I hopped out and dug around in the glove box for napkins to help brush the glass off Mark's lap and the seat. We were so pumped with adrenaline we didn't realize every brush against the shards was making tiny cuts in our fingers and bare legs. After getting most of it onto the floor mats, I peeked around the side of the truck and signaled when it was safe for him to get out.

Holy shit.

It happened so fast it was hard to tell exactly what happened, but judging from the body damage we pieced it together. The deer was running from the median strip across the lanes, hitting the front quarter panel with it's chest, it's head whipping around and smashing the window. From there its body must have flipped and slammed and slid down the side of the truck, shearing off the driver's side mirror and leaving it hanging by its now useless electrical connections. The body (because I'm pretty sure it was an instant death) must have flipped around again because there was a huge dent in the back quarter panel as well, just beneath the camper. There was deer hair and feces smeared over the back side panel, brush guards of the bumper, and under the camper rail, the icing on the cake if you will.
Interstate 80, where cars go 80, and deer play chicken.

The only thing Mark remembers seeing is the deer's eyes in the windshield before it hit. I think it still haunts him today.

After calming down a little, and brushing more glass off the seat, we got back in and limped our way to the next exit, listening for any weird engine sounds, unsure if anything but the body damage we had seen was affected. Milford was the closest town, so we headed there on the advice of the nice ladies at the gas station at the exit.

Milford is exactly seven blocks long. It looked like it served the farmers in the area, having a small grocery, a small coffee shop, a small auto repair shop, a one pump gas station, and various empty store fronts. We stopped in for coffee, mostly to gather our wits a bit since we had no need for caffiene at this point. The owner shook her head as she poured our drinks, "My husband hit a deer last week. So scary!"

Head smack

Where once there was an electronic adjustable mirror, only shredded wire remains.

Seriously reconfigured quarter panel
The auto shop there had just opened for business for the day, and after expressing their sympathy told us their windshield guy only came in once a week. They said our best bet was to drive back to Lincoln and find an auto glass place there.

The deer left more than dents.

Not wanting to get back on the interstate with a damaged windshield and no side mirror, we took the frontage road the 20 miles back to the city of Lincoln. As Mark carefully peered around the smashed part of the windshield, I googled "auto glass replacement" and made my way down the list of shops, calling for appointments. The first place said they could get us in the next day. Nope! Not gonna stay another night in Nebraska, as nice as our visit had been. The next place said they could get us in around noon. Better than tomorrow! We made the appointment just as we crossed the Lincoln city limits.

Having nowhere else to go, and very nervous driving around in a damaged truck, we drove straight to Capital Auto Glass and parked in front. We went inside and asked if we could hang out until our appointment time.
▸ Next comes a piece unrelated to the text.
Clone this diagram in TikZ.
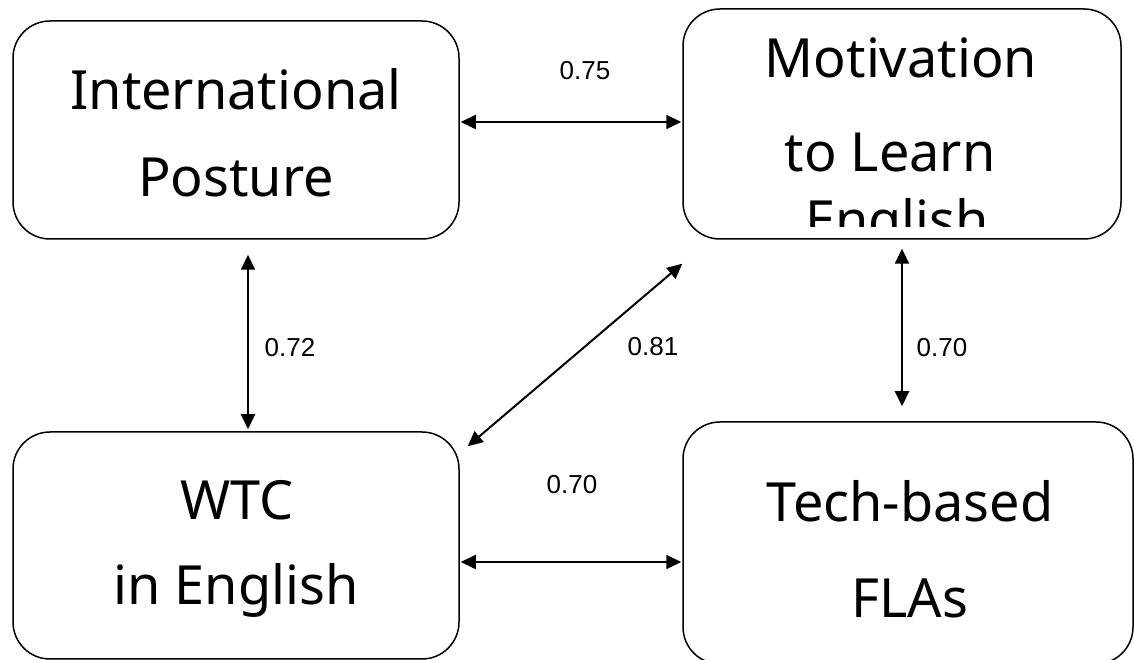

The guy offered us coffee, and also offered to call around for a new side mirror. Another customer in the waiting room overheard our story and offered to drive us somewhere and buy us breakfast. As we were talking to him, a delivery truck pulled up with our windshield and the shop manager told the warehouse guy to pull our truck in. They moved our appointment to the front of the line and by the time our windshield was in, the mirror had arrived and they installed that too. All in all, we drove away with a sparkling new windshield and a gently used mirror exactly one hour and thirty minutes after driving into town.

The good guys in this story. If you ever find yourself in Lincoln, NE with busted glass, call them.

Deer hit: 7:30am
Arrival at glass repair shop: 9:00am
Back on the road: 10:30am

Incredibly, we made it to our scheduled campsite in Colorado that day before sunset.

Over the last 18 years we estimate we have driven an average of 6,500 miles annually in the interstates, rural highways, county lanes and backroads of every western state and Canadian province. While we have hit a few small animals and run over a couple of unfortunate reptiles, we have never even come close to hitting a deer.

Moral of this story: If you must hit a deer, do it in Nebraska. The state might not have towering mountains, deep canyons or dramatic coastlines, but damn they have the nicest, most helpful people on earth.

We are deeply indebted to you Nebraska. We'd love to visit again, but honestly, we aren't sure our old truck can take any more hits from your hulking corn-fed wildlife.

On our way back on 80, we passed our old friend.